Of course this still doesn't mean I will try to revive Z-Net, or that I have any plans of releasing Z-Band in some form. Like the stand alone Z-Net client last year, this project isn't meant to be publicly used in anyway, and is just for my personal enjoyment. Whether I'll work on any client side Z-Band stuff at some point to work with this, is unknown. But it would be neat to see it all working like I once envisioned! =/

In other news. I got some of some older links to my past sites changed/redirected to here. Mostly just the http://z-net.ne1.net url, and some links from websites. Hopefully I'll get a little more traffic here, and maybe some visits from some old friends.

Details: Z-Band (2004-2008)

Tuesday, August 23, 2011

Z-Band is my favorite project, but it never saw the light of day sadly. I started it after Z-Net 1.0 was officially released.
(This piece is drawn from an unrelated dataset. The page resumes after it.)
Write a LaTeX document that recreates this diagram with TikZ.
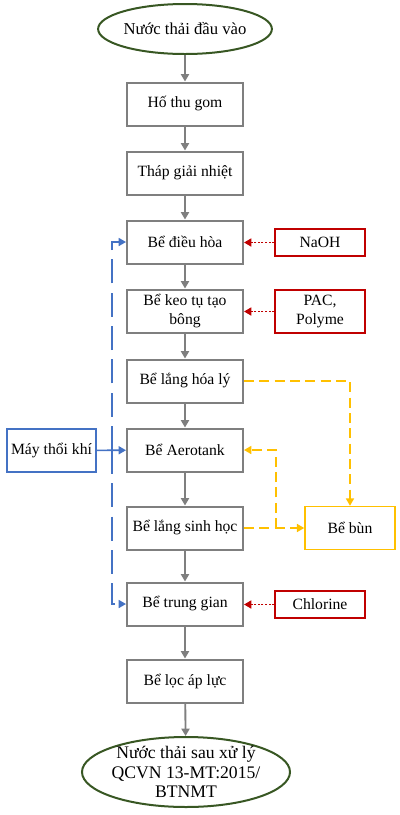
\documentclass[tikz,border=0pt]{standalone}
\usepackage{fontspec}
\setmainfont{Liberation Serif}
\usetikzlibrary{calc,shapes,arrows.meta}

\definecolor{boxgray}{HTML}{7F7F7F}
\definecolor{dkgreen}{HTML}{385723}
\definecolor{chemred}{HTML}{C00000}
\definecolor{airblue}{HTML}{4472C4}
\definecolor{sludge}{HTML}{FFC000}

\begin{document}
\begin{tikzpicture}[x=0.75pt,y=-0.75pt,
font=\fontsize{11.75}{14}\selectfont,
tank/.style={draw=boxgray, line width=1.5pt, minimum width=87pt, minimum height=32.25pt, align=center, inner sep=1pt},
flow/.style={draw=dkgreen, line width=1.5pt, ellipse, align=center, inner sep=0pt},
chem/.style={draw=chemred, line width=1.1pt, minimum width=67.5pt, align=center, inner sep=1pt},
tip/.style={-{Triangle[length=5.5pt,width=6pt]}},
main/.style={tip, draw=boxgray, line width=1.4pt},
dose/.style={tip, draw=chemred, line width=1.2pt, dash pattern=on 1.5pt off 1.2pt},
air/.style={tip, draw=airblue, line width=1.2pt},
sl/.style={tip, draw=sludge, line width=1.2pt, dash pattern=on 7.5pt off 4pt}]
	\useasboundingbox (0,0) rectangle (400,815);
	% main line
	\node[flow, minimum width=112.5pt, minimum height=37.5pt, font=\fontsize{12.5}{14}\selectfont] at (185,29) (in) {Nước thải đầu vào};
	\node[tank] at (185,104) (ho) {Hố thu gom};
	\node[tank] at (185,173) (thap) {Tháp giải nhiệt};
	\node[tank] at (185,242) (dh) {Bể điều hòa};
	\node[tank] at (185,311) (keo) {Bể keo tụ tạo\\bông};
	\node[tank] at (185,381) (lhl) {Bể lắng hóa lý};
	\node[tank] at (185,450) (aero) {Bể Aerotank};
	\node[tank] at (185,528) (lsh) {Bể lắng sinh học};
	\node[tank] at (185,604) (tg) {Bể trung gian};
	\node[tank] at (185,681) (loc) {Bể lọc áp lực};
	\node[flow, minimum width=156pt, minimum height=52.5pt, inner sep=-10pt, font=\fontsize{13.25}{14.6}\selectfont] at (186,772) (out) {Nước thải sau xử lý\\QCVN 13-MT:2015/\\BTNMT};
	\draw[main] (in) -- (ho);
	\draw[main] (ho) -- (thap);
	\draw[main] (thap) -- (dh);
	\draw[main] (dh) -- (keo);
	\draw[main] (keo) -- (lhl);
	\draw[main] (lhl) -- (aero);
	\draw[main] (aero) -- (lsh);
	\draw[main] (lsh) -- (tg);
	\draw[main] (tg) -- (loc);
	\draw[main] (loc) -- (out);
	% chemicals
	\node[chem, minimum height=20.25pt] at (320,242.5) (naoh) {NaOH};
	\node[chem, minimum height=32.25pt] at (320,311.5) (pac) {PAC,\\Polyme};
	\node[chem, minimum height=20.25pt] at (320,604.5) (cl) {Chlorine};
	\draw[dose] (naoh) -- (naoh -| dh.east);
	\draw[dose] (pac) -- (pac -| keo.east);
	\draw[dose] (cl) -- (cl -| tg.east);
	% air
	\node[draw=airblue, line width=1.1pt, minimum width=66.75pt, minimum height=32.25pt, inner sep=1pt] at (51.5,450.5) (may) {Máy thổi khí};
	\coordinate (bj) at (112,450);
	\draw[air] (may) -- (aero);
	\draw[air, dash pattern=on 18pt off 7pt] (bj) |- (dh.west);
	\draw[air, dash pattern=on 18pt off 7pt] (bj) |- (tg.west);
	% sludge
	\node[draw=sludge, line width=1.1pt, minimum width=67.5pt, minimum height=32.25pt] at (350,528) (bun) {Bể bùn};
	\coordinate (yj) at (276,528);
	\draw[sl] (lhl.east) -| (bun.north);
	\draw[sl] (lsh.east) -- (bun.west);
	\draw[sl] (yj) |- (aero.east);
\end{tikzpicture}
\end{document}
I think it was technically my first project using C++, so I was still learning as I was making it. At this time, my inexperience was certainly what hindered this project, as I couldn't figure out how to get it to work exactly like I wanted.

Before I go on more, I''ll describe the intent of the project. It was to be a mIRC dll designed to automatically track scores from Z-Net users netplay games, and automatically submit the scores to a IRC bot for tournaments and scoreboards. I derived the projects name from the, ahead of its time, X-Band modem for SNES.

Now, in 2004 I got stuck on the project. I couldn't get it working properly like I wanted it as a dll. I was able to get it working better as an exe however, but didn't like that. I produced a spinoff version of Z-Band called "Z-Band - SMK". The notable differences being that is was an exe at one point, and a dll at another. Also it didn't send its scores to a bot, but just updated the channel with score changes. This spinoff version was more of a proof of concept, that the idea could work. Still though, while I proved the idea could work, it had it's issues, and I couldn't advance the project along further towards getting released. So the project died out.

Years later when I started the Z-Net 2.0 project, my C++ had improved by then and I gave Z-Band another look. I was now able to fix the issues I had with it years before. I got it working perfectly, and added support for more games including Street Fighter 2, Gundam Wing Endless Duel, and Bust-A-Move was almost finished. This time however, the issue I ran into was different. While I did design a bare-bones server bot, I realized I didn't want to invest the time into developing a more proper one. No one else stepped forward to offer to do so, so Z-Band never progressed further.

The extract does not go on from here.